Rente, Rente, Rente. Ist eine Erfindung des Turbo-Kapitalismus des späten 19. Jahrhunderts, die in der durch Ludwig Erhardt angepassten Weise gerade mal 30 Jahre gut funktioniert hat. Und vielleicht auch noch funktionieren würde, wenn wir alle noch in dem ehrenhaften kaufmänischen Geist früherer Jahre leben würden. Aber wir leben heute, wo Spekulanten die Pensionsfonds darauf verwetten, dass die Getreidepreise steigen, und diejenigen, die da ihre schmale Rente in den Fonds reingeben, das Brot kaum noch zahlen können.

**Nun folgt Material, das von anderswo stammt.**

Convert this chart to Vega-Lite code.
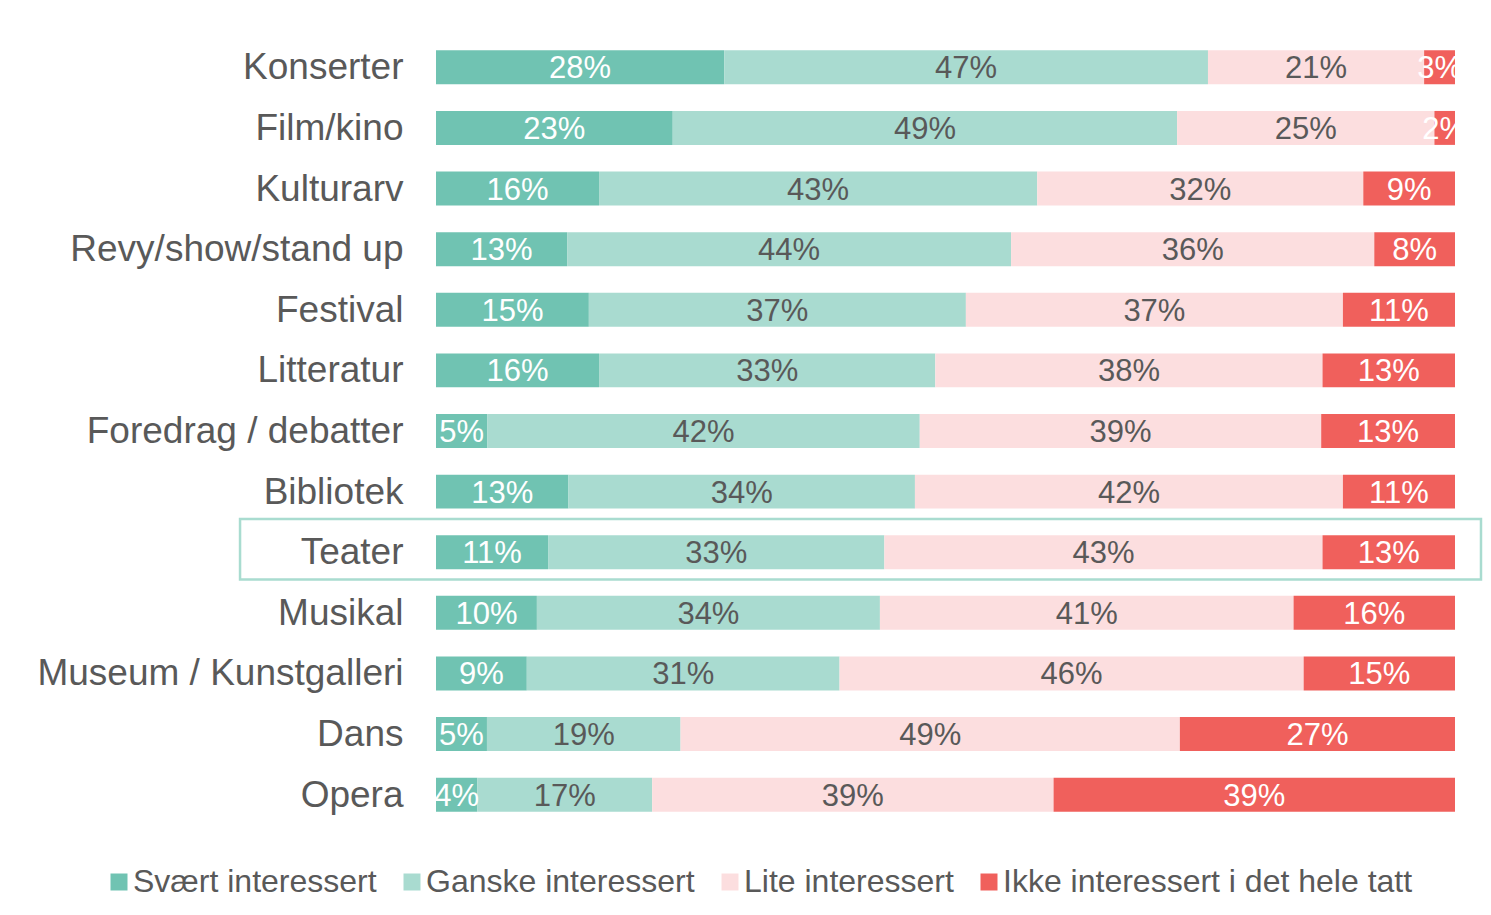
{
  "$schema": "https://vega.github.io/schema/vega-lite/v6.json",
  "autosize": {"type": "none"},
  "width": 1019,
  "height": 788,
  "padding": {"left": 436, "top": 37, "right": 36, "bottom": 90},
  "background": "white",
  "config": {
    "view": {"stroke": null},
    "font": "Liberation Sans"
  },
  "data": {
    "values": [
      {"category": "Konserter", "response": "Svært interessert", "k": 1, "value": 28},
      {"category": "Konserter", "response": "Ganske interessert", "k": 2, "value": 47},
      {"category": "Konserter", "response": "Lite interessert", "k": 3, "value": 21},
      {"category": "Konserter", "response": "Ikke interessert i det hele tatt", "k": 4, "value": 3},
      {"category": "Film/kino", "response": "Svært interessert", "k": 1, "value": 23},
      {"category": "Film/kino", "response": "Ganske interessert", "k": 2, "value": 49},
      {"category": "Film/kino", "response": "Lite interessert", "k": 3, "value": 25},
      {"category": "Film/kino", "response": "Ikke interessert i det hele tatt", "k": 4, "value": 2},
      {"category": "Kulturarv", "response": "Svært interessert", "k": 1, "value": 16},
      {"category": "Kulturarv", "response": "Ganske interessert", "k": 2, "value": 43},
      {"category": "Kulturarv", "response": "Lite interessert", "k": 3, "value": 32},
      {"category": "Kulturarv", "response": "Ikke interessert i det hele tatt", "k": 4, "value": 9},
      {"category": "Revy/show/stand up", "response": "Svært interessert", "k": 1, "value": 13},
      {"category": "Revy/show/stand up", "response": "Ganske interessert", "k": 2, "value": 44},
      {"category": "Revy/show/stand up", "response": "Lite interessert", "k": 3, "value": 36},
      {"category": "Revy/show/stand up", "response": "Ikke interessert i det hele tatt", "k": 4, "value": 8},
      {"category": "Festival", "response": "Svært interessert", "k": 1, "value": 15},
      {"category": "Festival", "response": "Ganske interessert", "k": 2, "value": 37},
      {"category": "Festival", "response": "Lite interessert", "k": 3, "value": 37},
      {"category": "Festival", "response": "Ikke interessert i det hele tatt", "k": 4, "value": 11},
      {"category": "Litteratur", "response": "Svært interessert", "k": 1, "value": 16},
      {"category": "Litteratur", "response": "Ganske interessert", "k": 2, "value": 33},
      {"category": "Litteratur", "response": "Lite interessert", "k": 3, "value": 38},
      {"category": "Litteratur", "response": "Ikke interessert i det hele tatt", "k": 4, "value": 13},
      {"category": "Foredrag / debatter", "response": "Svært interessert", "k": 1, "value": 5},
      {"category": "Foredrag / debatter", "response": "Ganske interessert", "k": 2, "value": 42},
      {"category": "Foredrag / debatter", "response": "Lite interessert", "k": 3, "value": 39},
      {"category": "Foredrag / debatter", "response": "Ikke interessert i det hele tatt", "k": 4, "value": 13},
      {"category": "Bibliotek", "response": "Svært interessert", "k": 1, "value": 13},
      {"category": "Bibliotek", "response": "Ganske interessert", "k": 2, "value": 34},
      {"category": "Bibliotek", "response": "Lite interessert", "k": 3, "value": 42},
      {"category": "Bibliotek", "response": "Ikke interessert i det hele tatt", "k": 4, "value": 11},
      {"category": "Teater", "response": "Svært interessert", "k": 1, "value": 11},
      {"category": "Teater", "response": "Ganske interessert", "k": 2, "value": 33},
      {"category": "Teater", "response": "Lite interessert", "k": 3, "value": 43},
      {"category": "Teater", "response": "Ikke interessert i det hele tatt", "k": 4, "value": 13},
      {"category": "Musikal", "response": "Svært interessert", "k": 1, "value": 10},
      {"category": "Musikal", "response": "Ganske interessert", "k": 2, "value": 34},
      {"category": "Musikal", "response": "Lite interessert", "k": 3, "value": 41},
      {"category": "Musikal", "response": "Ikke interessert i det hele tatt", "k": 4, "value": 16},
      {"category": "Museum / Kunstgalleri", "response": "Svært interessert", "k": 1, "value": 9},
      {"category": "Museum / Kunstgalleri", "response": "Ganske interessert", "k": 2, "value": 31},
      {"category": "Museum / Kunstgalleri", "response": "Lite interessert", "k": 3, "value": 46},
      {"category": "Museum / Kunstgalleri", "response": "Ikke interessert i det hele tatt", "k": 4, "value": 15},
      {"category": "Dans", "response": "Svært interessert", "k": 1, "value": 5},
      {"category": "Dans", "response": "Ganske interessert", "k": 2, "value": 19},
      {"category": "Dans", "response": "Lite interessert", "k": 3, "value": 49},
      {"category": "Dans", "response": "Ikke interessert i det hele tatt", "k": 4, "value": 27},
      {"category": "Opera", "response": "Svært interessert", "k": 1, "value": 4},
      {"category": "Opera", "response": "Ganske interessert", "k": 2, "value": 17},
      {"category": "Opera", "response": "Lite interessert", "k": 3, "value": 39},
      {"category": "Opera", "response": "Ikke interessert i det hele tatt", "k": 4, "value": 39}
    ]
  },
  "transform": [
    {"stack": "value", "groupby": ["category"], "sort": [{"field": "k", "order": "ascending"}], "offset": "normalize", "as": ["x0", "x1"]},
    {"calculate": "(datum.x0 + datum.x1) / 2", "as": "xm"},
    {"calculate": "datum.value + '%'", "as": "label"}
  ],
  "encoding": {
    "y": {
      "field": "category",
      "type": "nominal",
      "sort": ["Konserter", "Film/kino", "Kulturarv", "Revy/show/stand up", "Festival", "Litteratur", "Foredrag / debatter", "Bibliotek", "Teater", "Musikal", "Museum / Kunstgalleri", "Dans", "Opera"],
      "scale": {"paddingInner": 0, "paddingOuter": 0},
      "axis": {
        "title": null,
        "domain": false,
        "ticks": false,
        "labelPadding": 33,
        "labelFontSize": 37,
        "labelColor": "#595959",
        "labelFont": "Liberation Sans",
        "labelLimit": 500,
        "labelOffset": 1
      }
    }
  },
  "layer": [
    {
      "mark": {"type": "bar", "height": {"band": 0.56}},
      "encoding": {
        "x": {"field": "x0", "type": "quantitative", "axis": null, "scale": {"domain": [0, 1], "nice": false, "zero": false}},
        "x2": {"field": "x1"},
        "color": {
          "field": "response",
          "type": "nominal",
          "scale": {
            "domain": ["Svært interessert", "Ganske interessert", "Lite interessert", "Ikke interessert i det hele tatt"],
            "range": ["#70C3B2", "#A9DBD0", "#FCDEDF", "#F0605C"]
          },
          "legend": {
            "orient": "none",
            "direction": "horizontal",
            "legendX": -333,
            "legendY": 829,
            "title": null,
            "symbolType": "square",
            "symbolSize": 289,
            "symbolStrokeWidth": 0,
            "labelFontSize": 32,
            "labelFont": "Liberation Sans",
            "labelColor": "#595959",
            "labelOffset": -2,
            "columnPadding": 19,
            "labelLimit": 600
          }
        }
      }
    },
    {
      "mark": {"type": "text", "fontSize": 31, "font": "Liberation Sans", "baseline": "middle", "align": "center", "dy": 2},
      "encoding": {
        "x": {"field": "xm", "type": "quantitative"},
        "text": {"field": "label", "type": "nominal"},
        "color": {
          "condition": {"test": "datum.k == 1 || datum.k == 4", "value": "#FFFFFF"},
          "value": "#595959"
        }
      }
    },
    {
      "transform": [{"filter": "datum.category == 'Teater' && datum.k == 1"}],
      "mark": {"type": "rect", "filled": false, "stroke": "#A9DCD0", "strokeWidth": 2.5, "clip": false, "yOffset": -3},
      "encoding": {
        "x": {"datum": -0.1923, "type": "quantitative"},
        "x2": {"datum": 1.0255}
      }
    }
  ]
}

Wer glaubt in Mitten dieses Irrsins noch daran, dass man als ehrlicher Angestellter, nicht irgendwann wegrationalisiert wird, weil die kleine Firma auch Teil der Globalisierung geworden ist? Da sollte man den Schülern von heute doch lieber sagen, dass sie einfach dass machen sollen, worauf sie Spaß haben anstatt ihnen vorzulügen, dass sie mit ihrer Berufsentscheidung als Zwanzigjährige sicher bis in die Rente durchkommen. Vor 20 Jahren war die Welt noch in Ost/West geteilt, es gab kein Internet, da war die "Rende sischer". Wer weiß schon, was in weiteren 20 Jahren sein wird. Vielleicht ist die Welt untergegangen, vielleicht stehen wir dann kurz vor einer Revolution, weil 90% der Bevölkerung 10% einer Oberschicht ernähren, vielleicht ist das Geld abgeschafft worden, weil eh alle auf Pump leben. Rente gibt es aber sicher keine und Ruhestand ist etwas für die, die ihr Leben lang Jobs machen mussten, die sie im Grunde gehasst haben.